## Given data
>>

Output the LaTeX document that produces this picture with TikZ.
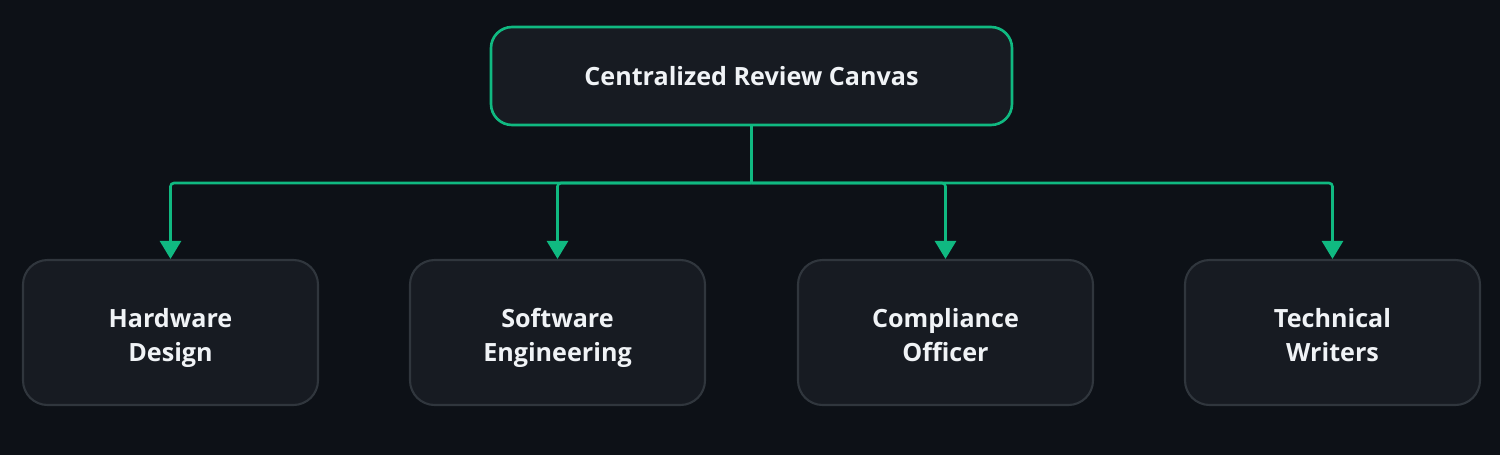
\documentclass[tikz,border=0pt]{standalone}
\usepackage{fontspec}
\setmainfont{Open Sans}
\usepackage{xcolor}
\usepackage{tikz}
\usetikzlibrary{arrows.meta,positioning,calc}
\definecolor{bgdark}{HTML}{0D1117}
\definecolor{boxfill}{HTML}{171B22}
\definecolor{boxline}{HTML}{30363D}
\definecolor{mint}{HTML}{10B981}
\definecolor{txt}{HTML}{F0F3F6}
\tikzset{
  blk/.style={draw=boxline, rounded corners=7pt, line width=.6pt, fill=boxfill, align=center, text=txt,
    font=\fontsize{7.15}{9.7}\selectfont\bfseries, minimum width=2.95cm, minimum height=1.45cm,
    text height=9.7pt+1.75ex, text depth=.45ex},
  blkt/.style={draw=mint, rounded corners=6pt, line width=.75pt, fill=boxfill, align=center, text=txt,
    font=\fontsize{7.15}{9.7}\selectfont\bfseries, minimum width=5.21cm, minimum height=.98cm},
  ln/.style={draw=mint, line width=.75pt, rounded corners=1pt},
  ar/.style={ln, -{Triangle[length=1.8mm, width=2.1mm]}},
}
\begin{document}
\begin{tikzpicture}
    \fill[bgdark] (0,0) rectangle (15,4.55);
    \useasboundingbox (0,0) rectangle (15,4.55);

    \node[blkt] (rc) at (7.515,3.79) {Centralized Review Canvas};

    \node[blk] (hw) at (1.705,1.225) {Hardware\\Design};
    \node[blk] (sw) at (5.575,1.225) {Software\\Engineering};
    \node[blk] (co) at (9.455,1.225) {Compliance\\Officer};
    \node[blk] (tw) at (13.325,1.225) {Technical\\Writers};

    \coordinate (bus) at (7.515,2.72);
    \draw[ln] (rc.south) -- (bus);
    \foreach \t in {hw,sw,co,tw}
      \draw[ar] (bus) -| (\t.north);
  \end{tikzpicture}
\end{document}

<<

## Given request
Write out the full set of lines verbatim, without the pictures.

## Answer for this exercise
Output the LaTeX document that produces this picture with TikZ.
\documentclass[tikz,border=0pt]{standalone}
\usepackage{fontspec}
\setmainfont{Open Sans}
\usepackage{xcolor}
\usepackage{tikz}
\usetikzlibrary{arrows.meta,positioning,calc}
\definecolor{bgdark}{HTML}{0D1117}
\definecolor{boxfill}{HTML}{171B22}
\definecolor{boxline}{HTML}{30363D}
\definecolor{mint}{HTML}{10B981}
\definecolor{txt}{HTML}{F0F3F6}
\tikzset{
  blk/.style={draw=boxline, rounded corners=7pt, line width=.6pt, fill=boxfill, align=center, text=txt,
    font=\fontsize{7.15}{9.7}\selectfont\bfseries, minimum width=2.95cm, minimum height=1.45cm,
    text height=9.7pt+1.75ex, text depth=.45ex},
  blkt/.style={draw=mint, rounded corners=6pt, line width=.75pt, fill=boxfill, align=center, text=txt,
    font=\fontsize{7.15}{9.7}\selectfont\bfseries, minimum width=5.21cm, minimum height=.98cm},
  ln/.style={draw=mint, line width=.75pt, rounded corners=1pt},
  ar/.style={ln, -{Triangle[length=1.8mm, width=2.1mm]}},
}
\begin{document}
\begin{tikzpicture}
    \fill[bgdark] (0,0) rectangle (15,4.55);
    \useasboundingbox (0,0) rectangle (15,4.55);

    \node[blkt] (rc) at (7.515,3.79) {Centralized Review Canvas};

    \node[blk] (hw) at (1.705,1.225) {Hardware\\Design};
    \node[blk] (sw) at (5.575,1.225) {Software\\Engineering};
    \node[blk] (co) at (9.455,1.225) {Compliance\\Officer};
    \node[blk] (tw) at (13.325,1.225) {Technical\\Writers};

    \coordinate (bus) at (7.515,2.72);
    \draw[ln] (rc.south) -- (bus);
    \foreach \t in {hw,sw,co,tw}
      \draw[ar] (bus) -| (\t.north);
  \end{tikzpicture}
\end{document}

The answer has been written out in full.